В принципе, сказано все, а если и добавить, то немного конкретики. Мани довольно удачно переумничал мудрствующих гностиков. Бог мой, чего он только не напридумывал! Тут и Отец Величия, мир породивший, и Великий Дух, он же Мать, и, конечно же, Сын. А еще Эоны, Возлюбленный светов, Строитель, и Носители, и Посланники. А против них воинство Мрака или Тьмы – бездуховное и агрессивное, тоже более чем многочисленное: демоны, дьяволы, архонты – эти описаны с немалой фантазией («Архонты мира дыма – двуногие; архонты мира огня – четвероногие; от мира ветра произошли крылатые архонты; архонты мира воды – плавающие; наконец, порождения мира тьмы – пресмыкающиеся») – выкидыши, полный несовершенства и чуждый материальный мир, полный набор архетипов… При этом, в отличие от гностиков, Мани четко обозначил противостояние добра и зла, но, увы, устранил из этого противостояния человека.
Вся эта мешанина терминов, категорий и вероучений весьма привлекала людей искушенных (да и не только искушенных), ибо приобщиться к непостижимо непонятному было сродни быть причастным к истине и мудрости.
Однако главной причиной торжества манихейства были невероятная энергия пророка, умение подбирать и привлекать к себе верных адептов, которые с невероятной энергией разносили семена новоявленного учения по всем уголкам света, куда только могли дотянуться: от Китая до Римской империи. А если еще учесть, что Мани и его апостолы были весьма плодовитыми сочинителями и неутомимыми переписчиками своих произведений, нетрудно понять и вторую причину, почему манихейство этаким многоцветным привлекательным спрутом ползло по просторам Азии, Европы и Африки, где было особенно влиятельно – настолько, что обаянию его поддались столпы христианской церкви.
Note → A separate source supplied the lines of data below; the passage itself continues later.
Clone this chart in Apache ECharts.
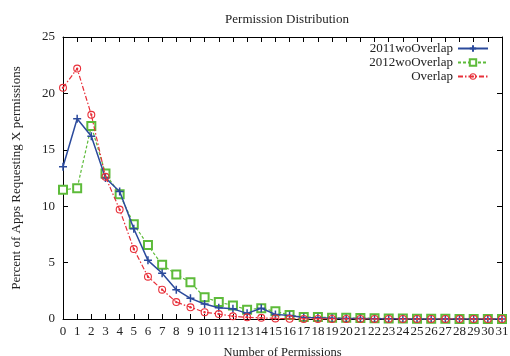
<!DOCTYPE html>
<html>
<head>
<meta charset="utf-8">
<script src="https://cdn.jsdelivr.net/npm/echarts@6/dist/echarts.min.js"></script>
<style>
  html, body { margin: 0; padding: 0; background: #fff; }
  #chart { width: 510px; height: 356px; }
</style>
</head>
<body>
<div id="chart"></div>
<script>
// number of permissions 0..31
const permissions = Array.from({ length: 32 }, (_, i) => i)

// percent of apps
const y2011 = [13.5, 17.75, 16.2, 12.5, 11.3, 8.0, 5.2, 4.05, 2.6, 1.83, 1.33, 1.0, 0.9, 0.5, 0.95, 0.41,
  0.3, 0.14, 0.1, 0.07, 0.05, 0.04, 0.03, 0.02, 0.02, 0.01, 0.01, 0.01, 0, 0, 0, 0]
const y2012 = [11.45, 11.6, 17.1, 12.9, 11.05, 8.4, 6.55, 4.8, 3.95, 3.25, 1.92, 1.5, 1.2, 0.83, 0.95, 0.68,
  0.35, 0.17, 0.17, 0.12, 0.1, 0.08, 0.06, 0.05, 0.04, 0.03, 0.02, 0.02, 0.01, 0.01, 0.01, 0.01]
const yOverlap = [20.5, 22.2, 18.1, 12.6, 9.7, 6.2, 3.75, 2.6, 1.5, 1.04, 0.6, 0.44, 0.24, 0.15, 0.1, 0.05,
  0.02, 0.01, 0.01, 0, 0, 0, 0, 0, 0, 0, 0, 0, 0, 0, 0, 0]

const seriesNames = ['2011woOverlap', '2012woOverlap', 'Overlap']

const font = 'Liberation Serif'
const pairs = arr => permissions.map((x, i) => [x, arr[i]])

// 标记形状
const plusSymbol = 'path://M0 5 L10 5 M5 0 L5 10'
const dotCircle = 'path://M10 0 A10 10 0 1 1 10 20 A10 10 0 1 1 10 0 Z' +
  'M10 2.8 A7.2 7.2 0 1 0 10 17.2 A7.2 7.2 0 1 0 10 2.8 Z' +
  'M10 7 A3 3 0 1 1 10 13 A3 3 0 1 1 10 7 Z'

const myChart = echarts.init(document.getElementById('chart'))

const axisCommon = {
  axisLine: { show: true, onZero: false, lineStyle: { color: '#000', width: 1 } },
  axisTick: { show: true, inside: true, length: 5, lineStyle: { color: '#000' } },
  splitLine: { show: false }
}

const legendBase = {
  right: 16,
  orient: 'vertical',
  align: 'right',
  itemWidth: 30,
  itemHeight: 8,
  itemGap: 4,
  textStyle: { fontFamily: font, fontSize: 13, color: '#222' }
}

myChart.setOption({
  animation: false,
  title: {
    text: 'Permission Distribution',
    left: 282,
    top: 8,
    textAlign: 'center',
    textStyle: { fontFamily: font, fontSize: 13, fontWeight: 'normal', color: '#222' }
  },
  legend: [
    Object.assign({}, legendBase, { top: 37, data: [seriesNames[0]] }),
    Object.assign({}, legendBase, { top: 51, data: [seriesNames[1]] }),
    Object.assign({}, legendBase, { top: 65, data: [seriesNames[2]] })
  ],
  grid: { left: 63, right: 8, top: 37, bottom: 37, outerBoundsMode: 'none', containLabel: false },
  xAxis: [
    Object.assign({}, axisCommon, {
      type: 'value',
      min: 0,
      max: 31,
      interval: 1,
      name: 'Number of Permissions',
      nameLocation: 'middle',
      nameGap: 27,
      nameTextStyle: { fontFamily: font, fontSize: 12.5, color: '#222' },
      axisLabel: { fontFamily: font, fontSize: 13, color: '#222', margin: 6 }
    }),
    Object.assign({}, axisCommon, {
      type: 'value',
      position: 'top',
      min: 0,
      max: 31,
      interval: 1,
      axisLabel: { show: false }
    })
  ],
  yAxis: [
    Object.assign({}, axisCommon, {
      type: 'value',
      min: 0,
      max: 25,
      interval: 5,
      name: 'Percent of Apps Requesting X permissions',
      nameLocation: 'middle',
      nameGap: 40,
      nameTextStyle: { fontFamily: font, fontSize: 13, color: '#222' },
      axisLabel: { fontFamily: font, fontSize: 13, color: '#222', margin: 8 }
    }),
    Object.assign({}, axisCommon, {
      type: 'value',
      position: 'right',
      min: 0,
      max: 25,
      interval: 5,
      axisLabel: { show: false }
    })
  ],
  series: [
    {
      name: seriesNames[0],
      type: 'line',
      data: pairs(y2011),
      symbol: plusSymbol,
      symbolSize: 8,
      lineStyle: { color: '#2b4a9c', width: 1.5 },
      itemStyle: { color: '#2b4a9c', borderColor: '#2b4a9c', borderWidth: 1.5 },
      z: 4
    },
    {
      name: seriesNames[1],
      type: 'line',
      data: pairs(y2012),
      symbol: 'emptyRect',
      symbolSize: 8,
      lineStyle: { color: '#5dbb3a', width: 1.2, type: [3, 2] },
      itemStyle: { color: '#5dbb3a', borderColor: '#5dbb3a', borderWidth: 1.5 },
      z: 3
    },
    {
      name: seriesNames[2],
      type: 'line',
      data: pairs(yOverlap),
      symbol: dotCircle,
      symbolSize: 8,
      lineStyle: { color: '#e8303a', width: 1.2, type: [5, 2, 1.5, 2] },
      itemStyle: { color: '#e8303a' },
      z: 5
    }
  ]
})
</script>
</body>
</html>
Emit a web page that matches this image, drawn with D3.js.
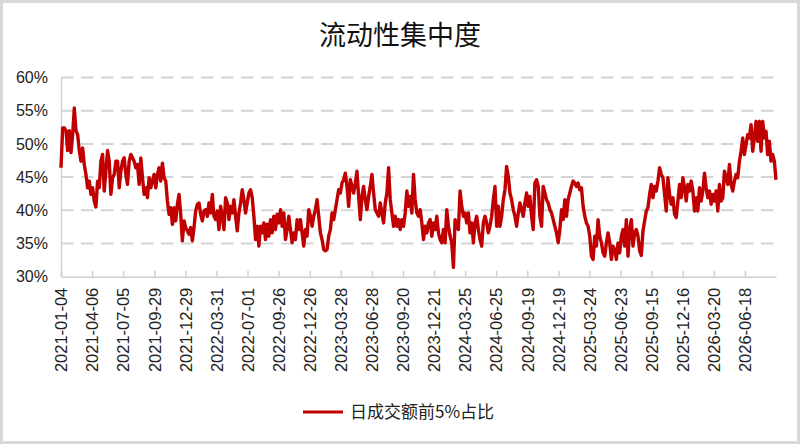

Там, где оказывалось бессильно слово, манихеи действовали убеждением через посредство той самой омерзительной материи, которую так усердно клеймили.
Впрочем, противники клеймили манихеев с неменьшей страстностью, приписывая им массу всевозможных пороков. Будто бы те ради уничтожения косной материи – собственного тела – прибегали не только к аскетизму, которому были привержены сам Мани и его ближайшие пророки, но и необузданному разврату – от банального пьянства до скотоложства.
Но возможно, эта мнимая порочность – помимо стройной и тонко, пусть и заумно прописанной доктрины – и привлекала к учению Мани многих адептов, в том числе и в его родном Иране. Но здесь, где официальные власти восстанавливали на официальном же уроне зороастризм, Мани действовал осторожно. Его апостолы и впрямь выставляли себя аскетами самых строгих правил, здесь он нарек Отца Величия Зерваном, что, конечно же, противоречило нормам классического зороастризма, но вызывало живейший отклик в сердцах зерванитов.
Так что Мани, пророк не просто талантливый, но и прагматичный, имел немалые шансы на успех, если бы не вмешался другой не менее яркий проповедник – Картир, который, как и его противник, не отличался излишней скромностью и оставлял после себя весьма хвалебные каменные скрижали; хотя, надо признать, о его жизни мы знаем мало. Известно, что поначалу он смиренно именовал себя «толкователем Авесты» и особым влиянием не пользовался. Но, будучи политиком в высшей степени искушенным, он предпочел сану настоятеля одного из видных храмов весьма скромную по достатку роль духовного отца шаха Шапура, тенью следуя за повелителем и при дворе, и в поездках по империи, и в походах. Шапуру наследовал старший сын Хормизд, пытавшийся подражать великодержавной религиозной политике отца. Однако, не процарствовав и года, шах скончался. И тогда началось стремительное возвышение Картира, ибо новый шах Варахран ссориться с могущественным жрецом не пожелал – возможно, побоявшись повторить смерть предшественника, который, вполне вероятно, умер не своей смертью.
Картиру был присвоен титул магупата Ормазда. Пользуясь своим новым положением, честолюбец развернул жестокие преследования иноверцев – и в первую очередь манихеев. Мани вместе с ближайшими учениками был вызван ко двору, где его ожидал самый нелюбезный прием.
К тому времени светская и церковная власти определились в своих отношениях – нужды в религиозной оппозиции больше не было. Мани обвинили во всех смертных грехах и арестовали; свои дни он кончил печально. По одной версии, его уморили в темнице голодом, по другой – с несчастного – дабы ни у кого не возникало более соблазна высказывать опасные идеи! – содрали кожу, набили ее соломою и выставили на всеобщее обозрение (не с него, как мы знаем, первого…).